Sunday, 28 September 2008

chickpeas & chorizo

Lucy from Nourish Me is hosting this month’s Legume Love Affair event, where bloggers are invited to celebrate their love of pulses through recipe worship. The event was founded by Susan at the Well Seasoned Cook.

I have always loved legumes, even as a wee lass, so it wasn’t difficult to convince me to take part.

I decided to focus on chickpeas, or garbanzos, because they were always the one legume I didn’t like. But now I love them and try to eat them all the time.

This dish is a really typical Spanish side dish or tapas. The flavour of the chorizo permeates the tomato sauce and the chickpeas provide substance and sustenance. It’s great with a glass of red or even rosé.

Check back at Nourish Me for the legume round-up.

Garbanzo y Chorizo (Chickpeas & Chorizo)
Anna’s very own recipe. Serves 2 as side dish or tapa.


400g can chickpeas
2 chorizo sausages
½ cup passata
1 tablespoon tomato paste
3 garlic cloves, crushed
1 small red onion, finely diced
1 teaspoon smoky paprika
½ teaspoon chilli flakes
½ teaspoon salt
Pinch of sugar
1 tablespoon chopped fresh parsley
Olive oil, for cooking


1. Slice chorizo into rounds on the diagonal.

2. Heat a frying pan then cook chorizo on each side until brown.

3. In the same pan, cook onion until soft.

4. Add garlic and fry, ensuring it doesn’t burn.

5. Add chilli and paprika and fry for 20 seconds, then add tomato paste and fry for 1 minute.

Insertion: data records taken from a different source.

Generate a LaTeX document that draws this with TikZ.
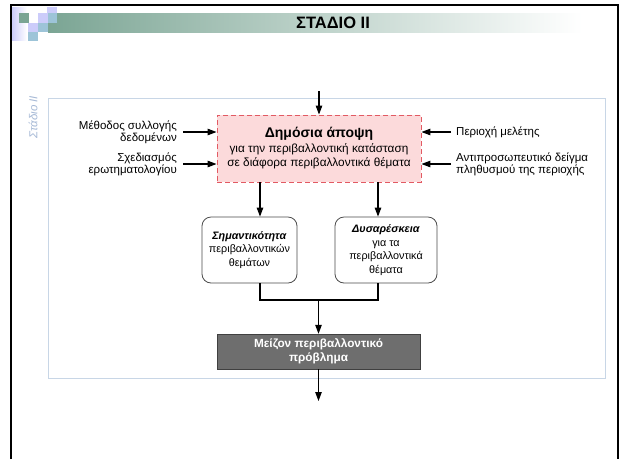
\documentclass[tikz,border=0pt]{standalone}
\usepackage{fontspec}
\setmainfont{Liberation Sans}
\usetikzlibrary{positioning, arrows.meta}

\definecolor{pinkfill}{HTML}{FCDADB}
\definecolor{pinkline}{HTML}{E25A63}
\definecolor{bandgreen}{HTML}{7BA594}
\definecolor{bandmid}{HTML}{B3C8C1}
\definecolor{lavender}{HTML}{CCCCFA}
\definecolor{paleblue}{HTML}{9DC4D8}
\definecolor{frameblue}{HTML}{C8D6E6}
\definecolor{labelblue}{HTML}{A6B9D6}
\definecolor{probgrey}{HTML}{6E6E6E}

\begin{document}
\begin{tikzpicture}[x=1pt, y=-1pt,
    arr/.style={-{Triangle[length=9pt,width=6.5pt]}, line width=1.1pt},
    txt/.style={font=\fontsize{11.5}{12}\selectfont, inner sep=2pt},
    pubbox/.style={draw=pinkline, fill=pinkfill, dashed, dash pattern=on 5pt off 3pt, line width=0.9pt,
        minimum width=204pt, minimum height=67pt, align=center, font=\fontsize{11.8}{14.5}\selectfont},
    rbox/.style={draw=black!70, fill=white, rounded corners=9pt, line width=0.8pt,
        minimum height=66pt, align=center, font=\fontsize{10.8}{13.5}\selectfont, inner sep=1pt},
    probbox/.style={draw=black!75, fill=probgrey, minimum width=203pt, minimum height=35pt,
        align=center, text=white, font=\fontsize{11.8}{14}\selectfont\bfseries}]
    \useasboundingbox (0,0) rectangle (621,459);
    \fill[white] (0,0) rectangle (621,459);

    % slide header
    \shade[left color=bandgreen, middle color=bandmid, right color=white] (48,13) rectangle (582,32);
    \shade[left color=lavender, right color=white] (12,7) rectangle (27,40);
    \fill[bandgreen] (19,13) rectangle (29,23);
    \fill[lavender] (47,7) rectangle (57,13);
    \fill[lavender] (38,13) rectangle (48,23);
    \fill[lavender] (28,23) rectangle (38,32);
    \fill[paleblue] (48,13) rectangle (57,23);
    \fill[paleblue] (38,23) rectangle (48,32);
    \fill[paleblue] (28,32) rectangle (38,41);
    \draw[line width=2pt] (11,459) -- (11,5) -- (618,5) -- (618,459);
    \node[font=\fontsize{16.5}{18}\selectfont\bfseries] (title) at (333,23) {ΣΤΑΔΙΟ II};

    % stage frame
    \draw[frameblue, line width=1pt] (48,98) rectangle (605,378);
    \node[rotate=90, text=labelblue, font=\fontsize{11.5}{13}\selectfont\itshape] (stage) at (33,117) {Στάδιο II};

    % main boxes
    \node[pubbox] (pub) at (319,148.5) {{\fontsize{14}{15}\selectfont\bfseries Δημόσια άποψη}\\
        για την περιβαλλοντική κατάσταση\\ σε διάφορα περιβαλλοντικά θέματα};
    \node[rbox, minimum width=95pt] (sem) at (249.5,250) {\textbf{\textit{Σημαντικότητα}}\\ περιβαλλοντικών\\ θεμάτων};
    \node[rbox, minimum width=102pt] (dys) at (386,250) {\textbf{\textit{Δυσαρέσκεια}}\\ για τα\\ περιβαλλοντικά\\ θέματα};
    \node[probbox] (prob) at (318.5,351.5) {Μείζον περιβαλλοντικό\\ πρόβλημα};

    % inputs
    \node[txt, anchor=east, align=right] (meth) at (179,132) {Μέθοδος συλλογής\\ δεδομένων};
    \node[txt, anchor=east, align=right] (quest) at (179,164) {Σχεδιασμός\\ ερωτηματολογίου};
    \node[txt, anchor=west, align=left] (area) at (454,132) {Περιοχή μελέτης};
    \node[txt, anchor=west, align=left] (sample) at (454,164) {Αντιπροσωπευτικό δείγμα\\ πληθυσμού της περιοχής};

    \draw[arr] (meth.east) ++(4,0) -- (meth.east -| pub.west);
    \draw[arr] (quest.east) ++(4,0) -- (quest.east -| pub.west);
    \draw[arr] (area.west) ++(-3,0) -- (area.west -| pub.east);
    \draw[arr] (sample.west) ++(-3,0) -- (sample.west -| pub.east);

    % flow
    \coordinate (in) at (319,91);
    \coordinate (join) at (318.5,300);
    \coordinate (out) at (318.5,401);
    \draw[arr] (in) -- (pub.north);
    \draw[arr] ([xshift=10.5pt]sem.north |- pub.south) -- ([xshift=10.5pt]sem.north);
    \draw[arr] ([xshift=-8pt]dys.north |- pub.south) -- ([xshift=-8pt]dys.north);
    \draw[line width=1.1pt] ([xshift=10.5pt]sem.south) -- ([xshift=10.5pt]sem.south |- join)
        -- ([xshift=-8pt]dys.south |- join) -- ([xshift=-8pt]dys.south);
    \draw[arr] (join) -- (prob.north);
    \draw[arr] (prob.south) -- (out);
\end{tikzpicture}
\end{document}
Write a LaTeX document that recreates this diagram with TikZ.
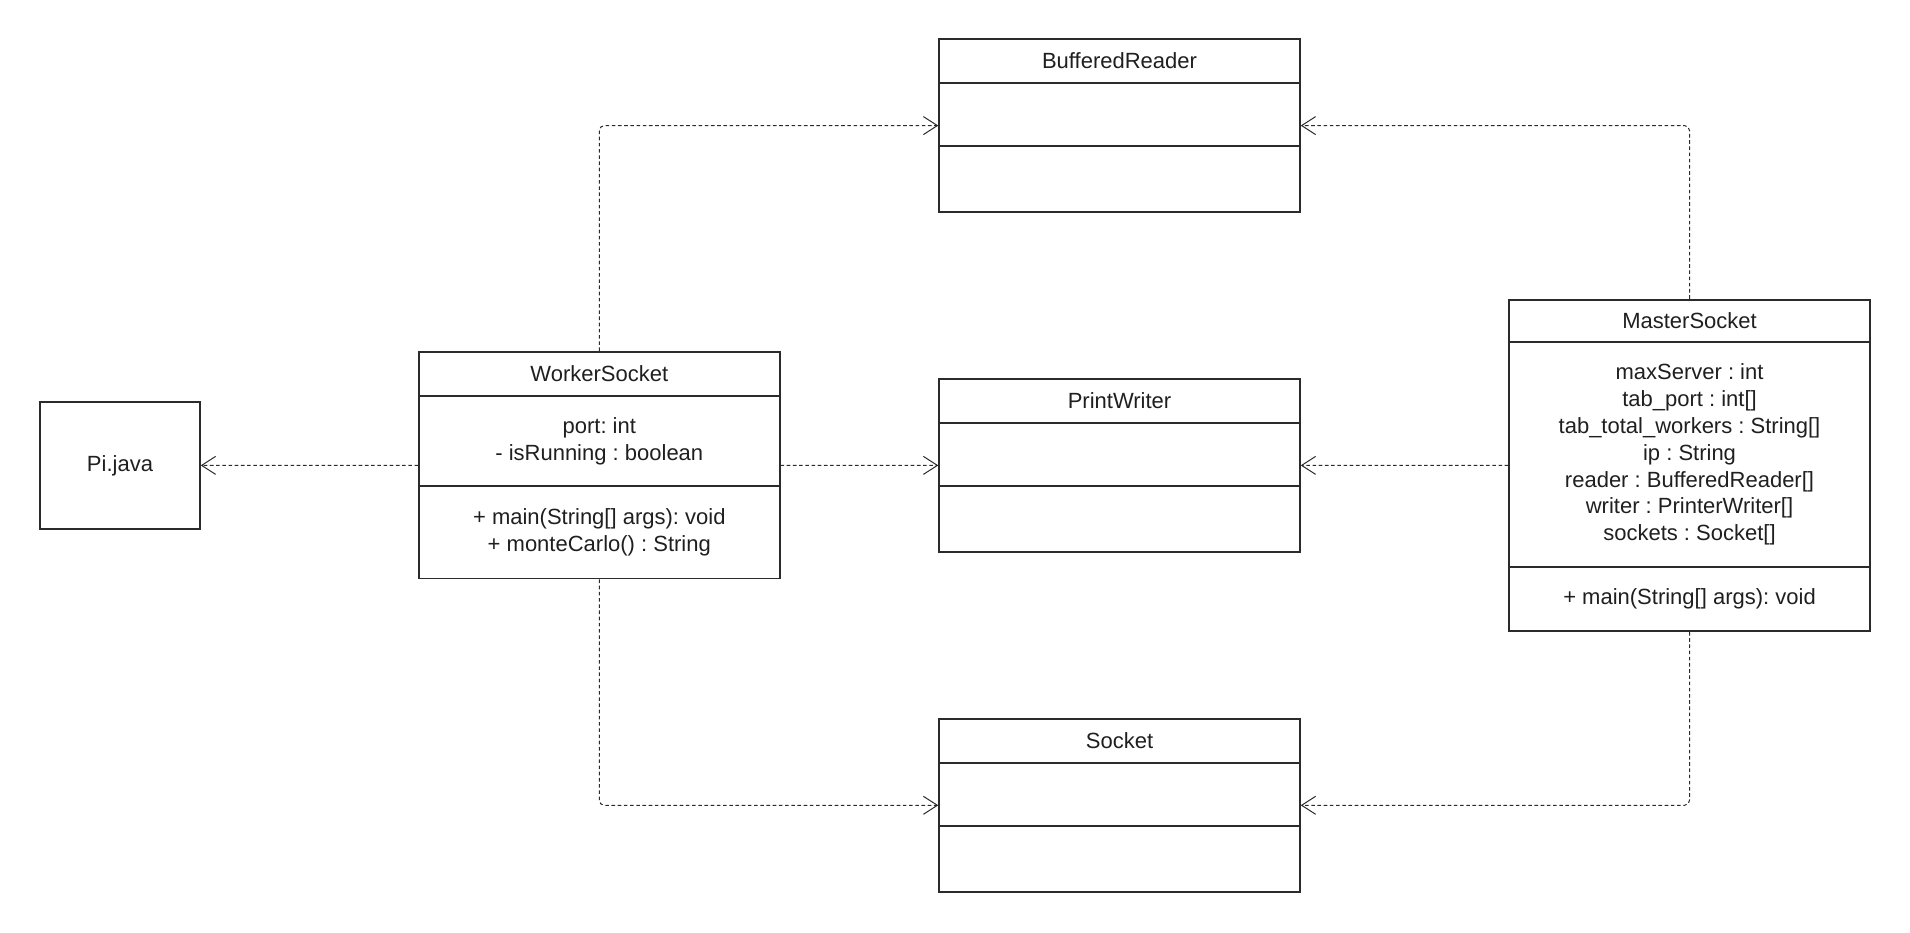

6. Add sugar, salt, passata, chorizo and chickpeas. Cook for 5-10 minutes until chickpeas and chorizo are cooked and warmed through.

7. Remove from heat and stir through fresh parsley. Serve hot.



  1. This sounds great. I love anything with chickpeas; have to look for some chorizo.

  2. Gorgeous, Anna. Beautiful Spanish flavours going on here.

    Thank you so much for taking part in the event.

  3. Tapas are such romantic little dishes, so big on flavor. Love your recipe.

  4. I love tapas... i mean LOVVVVVVVVE them and this one is a fav!

    Have made it to take to work for lunch... goes nicely with some baby spinach leaves. Thanks again Anna x

  5. I made this tonight with smoked linguica, (couldn't find chorizo firm enough to slice into medallions). It was excellent, and the smoked paprika played off the linguica beautifully.